In its early years it attracted significant global names, with Uruguay, the Soviet Union, Hungary, and Yugoslavia among the sides that participated during the 1980s.
After a decade-long hiatus between 1997 and 2007, the competition returned in a reduced form. India won each of the final three editions before the tournament was discontinued in 2012.
Its final years were a shadow of what it had been at its peak, but for a period in the 1980s it served as a genuine point of intersection between Indian football and the wider international game.
The FIFA Confederations Cup (1992 to 2017)
The Confederations Cup functioned, in essence, as a large-scale dress rehearsal for the World Cup. Held in the host nation ahead of the following year's tournament, it brought together the continental champions, the reigning World Cup holders, and the host nation for a competition that served multiple practical purposes.
Host countries used it to test their stadiums and infrastructure. Major nations used it to prepare their squads and assess tactical approaches. Smaller nations used it as an opportunity for exposure on a global stage they would rarely otherwise access.
The tournament produced a number of memorable results and, for a period, carried genuine prestige. Germany's experimental young squad won the final edition in 2017. As FIFA's calendar grew increasingly congested, the competition was judged to be no longer sustainable, and it has not been held since.

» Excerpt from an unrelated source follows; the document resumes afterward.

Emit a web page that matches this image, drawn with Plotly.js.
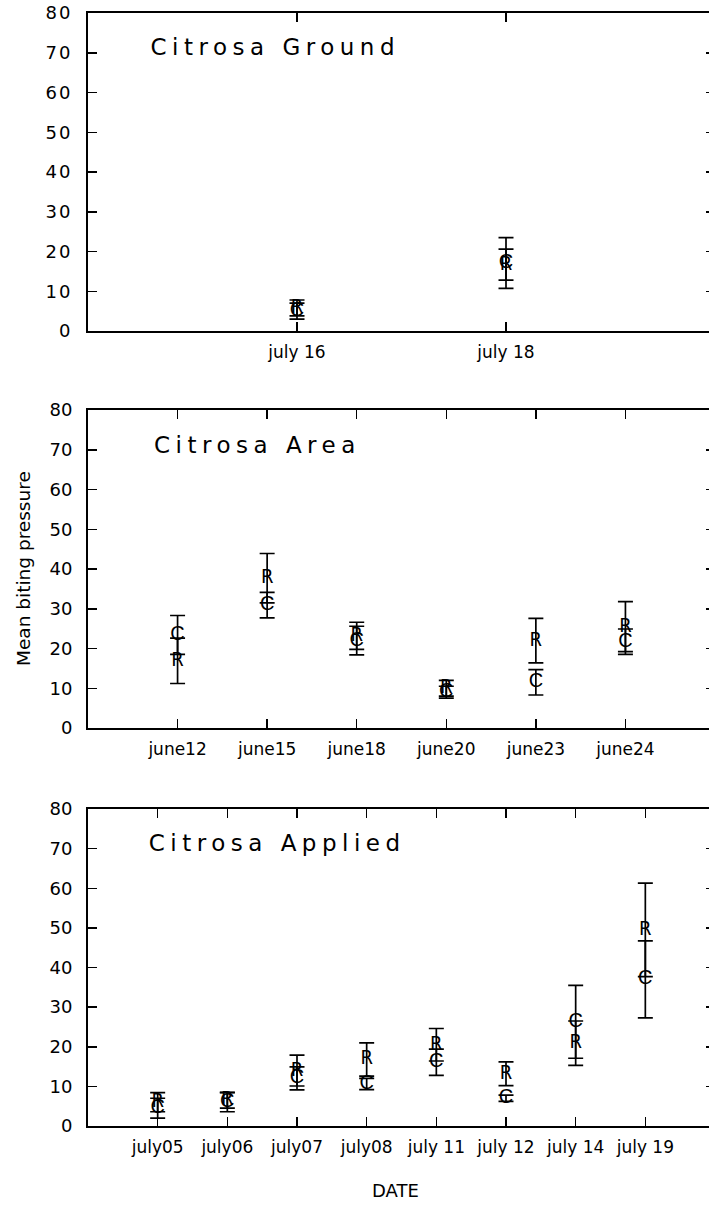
<!DOCTYPE html>
<html>
<head>
<meta charset="utf-8">
<script src="https://cdn.plot.ly/plotly-3.0.1.min.js"></script>
<style>
  html, body { margin: 0; padding: 0; background: #fff; overflow: hidden; }
  #chart { width: 716px; height: 1205px; }
</style>
</head>
<body>
<div id="chart"></div>
<script>
// ---- Data ----
const groundDates = ['july 16', 'july 18'];
const groundC = [5.0, 17.1];
const groundCErr = [2.0, 6.4];
const groundR = [5.8, 16.7];
const groundRErr = [2.0, 3.9];

const areaDates = ['june12', 'june15', 'june18', 'june20', 'june23', 'june24'];
const areaC = [23.4, 30.9, 22.0, 9.0, 11.5, 21.7];
const areaCErr = [4.9, 3.2, 3.6, 1.5, 3.2, 3.2];
const areaR = [16.9, 37.7, 23.2, 10.0, 22.0, 25.5];
const areaRErr = [5.7, 6.2, 3.4, 2.0, 5.6, 6.3];

const appliedDates = ['july05', 'july06', 'july07', 'july08', 'july 11', 'july 12', 'july 14', 'july 19'];
const appliedC = [4.5, 6.0, 12.0, 10.6, 16.1, 7.0, 26.3, 37.0];
const appliedCErr = [2.5, 2.4, 2.9, 1.4, 3.3, 0.8, 9.2, 9.7];
const appliedR = [6.0, 6.5, 14.0, 16.8, 20.5, 13.2, 20.9, 49.5];
const appliedRErr = [2.4, 2.0, 3.9, 4.2, 4.1, 3.0, 5.6, 11.8];

const panelTitles = ['Citrosa Ground', 'Citrosa Area', 'Citrosa Applied'];
const yTickVals = [0, 10, 20, 30, 40, 50, 60, 70, 80];

// ---- Styling ----
const BLACK = '#000';
const FONT = 'DejaVu Sans, Liberation Sans, Arial, sans-serif';
const C_FONT = 'Liberation Sans, Arial, sans-serif';
const R_FONT = 'Liberation Sans Narrow, DejaVu Sans Condensed, Liberation Sans, sans-serif';

function series(dates, vals, errs, letter, xa, ya, family) {
  return {
    type: 'scatter',
    mode: 'markers+text',
    x: dates, y: vals,
    xaxis: xa, yaxis: ya,
    text: dates.map(() => letter),
    textposition: 'middle center',
    textfont: { family: family, size: 20, color: BLACK },
    marker: { size: 2, color: 'rgba(0,0,0,0)' },
    error_y: { type: 'data', array: errs, visible: true, color: BLACK, thickness: 1.7, width: 7.5 },
    showlegend: false,
    cliponaxis: false,
    hoverinfo: 'skip'
  };
}

const data = [
  series(groundDates, groundC, groundCErr, 'C', 'x', 'y', C_FONT),
  series(groundDates, groundR, groundRErr, 'R', 'x', 'y', R_FONT),
  series(areaDates, areaC, areaCErr, 'C', 'x2', 'y2', C_FONT),
  series(areaDates, areaR, areaRErr, 'R', 'x2', 'y2', R_FONT),
  series(appliedDates, appliedC, appliedCErr, 'C', 'x3', 'y3', C_FONT),
  series(appliedDates, appliedR, appliedRErr, 'R', 'x3', 'y3', R_FONT)
];

function xAxis(n, anchor) {
  return {
    type: 'category',
    range: [-1, n],
    domain: [0, 1],
    anchor: anchor,
    showline: true, linecolor: BLACK, linewidth: 2,
    mirror: 'ticks',
    ticks: 'inside', ticklen: 9, tickwidth: 1.5, tickcolor: BLACK,
    showgrid: false, zeroline: false,
    tickfont: { family: FONT, size: 17, color: BLACK },
    ticklabelstandoff: 5,
    fixedrange: true
  };
}
function yAxis(domain, anchor) {
  return {
    range: [0, 80],
    domain: domain,
    anchor: anchor,
    tickmode: 'array', tickvals: yTickVals, ticktext: yTickVals.map(String),
    showline: true, linecolor: BLACK, linewidth: 2,
    mirror: 'ticks',
    ticks: 'inside', ticklen: 9, tickwidth: 1.5, tickcolor: BLACK,
    showgrid: false, zeroline: false,
    tickfont: { family: FONT, size: 18, color: BLACK },
    ticklabelstandoff: 10,
    fixedrange: true
  };
}

const H = 1205, PL = 88, PW = 627;
const px2py = p => 1 - p / H;
const px2px = p => (p - PL) / PW;
const titleFont = { family: FONT, size: 23, color: BLACK };

const layout = {
  width: 716, height: H,
  margin: { l: PL, r: 1, t: 0, b: 0 },
  paper_bgcolor: '#fff', plot_bgcolor: '#fff',
  showlegend: false,
  xaxis: xAxis(groundDates.length, 'y'),
  yaxis: yAxis([px2py(331), px2py(13)], 'x'),
  xaxis2: xAxis(areaDates.length, 'y2'),
  yaxis2: yAxis([px2py(728), px2py(410)], 'x2'),
  xaxis3: xAxis(appliedDates.length, 'y3'),
  yaxis3: yAxis([px2py(1126), px2py(809)], 'x3'),
  annotations: [
    { text: panelTitles[0], xref: 'paper', yref: 'paper', x: px2px(275), y: px2py(47), xanchor: 'center', yanchor: 'middle', showarrow: false, font: titleFont },
    { text: panelTitles[1], xref: 'paper', yref: 'paper', x: px2px(257), y: px2py(445), xanchor: 'center', yanchor: 'middle', showarrow: false, font: titleFont },
    { text: panelTitles[2], xref: 'paper', yref: 'paper', x: px2px(277), y: px2py(843), xanchor: 'center', yanchor: 'middle', showarrow: false, font: titleFont },
    { text: 'Mean biting pressure', xref: 'paper', yref: 'paper', x: px2px(23), y: px2py(569), xanchor: 'center', yanchor: 'middle', textangle: -90, showarrow: false, font: { family: FONT, size: 18.5, color: BLACK } },
    { text: 'DATE', xref: 'paper', yref: 'paper', x: px2px(395), y: px2py(1190), xanchor: 'center', yanchor: 'middle', showarrow: false, font: { family: FONT, size: 18, color: BLACK } }
  ]
};

Plotly.newPlot('chart', data, layout, { staticPlot: true, displayModeBar: false }).then(() => {
  document.querySelectorAll('.annotation-text').forEach(el => {
    if (el.textContent.indexOf('Citrosa') === 0) el.style.letterSpacing = '5.5px';
  });
  document.querySelectorAll('.ytick text').forEach(el => { el.style.letterSpacing = '2px'; });
});
</script>
</body>
</html>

The NASL Soccer Bowl (1975 to 1984)
Before MLS established itself as North America's primary football competition, the North American Soccer League made a genuinely compelling case that the continent was ready to embrace the sport at the highest level.
The Soccer Bowl was the NASL's showpiece final, the match that determined each season's champion. For a period in the late 1970s and early 1980s, it attracted some of the biggest names in world football.
Pele, Franz Beckenbauer, Johan Cruyff, and George Best all competed in the league at various points, most of them representing the New York Cosmos or the Los Angeles Aztecs.
The 1978 final drew a crowd of more than 70,000, suggesting that the foundations for something lasting were in place. They were not. Financial problems accumulated, the league overexpanded beyond its means, and the NASL folded in 1984, taking the Soccer Bowl with it.
Why These Competitions Matter
The eleven competitions gathered here varied enormously in scale, ambition, and longevity. What they share is a place in a broader football history that rarely gets told.
Some were genuine forerunners to competitions that still exist today, the Fairs Cup's connection to the Europa League being the clearest example. Others were experiments that illuminated something real about the sport's capacity to transcend borders or circumstances. A few were simply strange and wonderful ideas that deserved more time than they received.
Football's present is built on a past far richer and stranger than most supporters realise. These tournaments are part of that past, and they are worth remembering.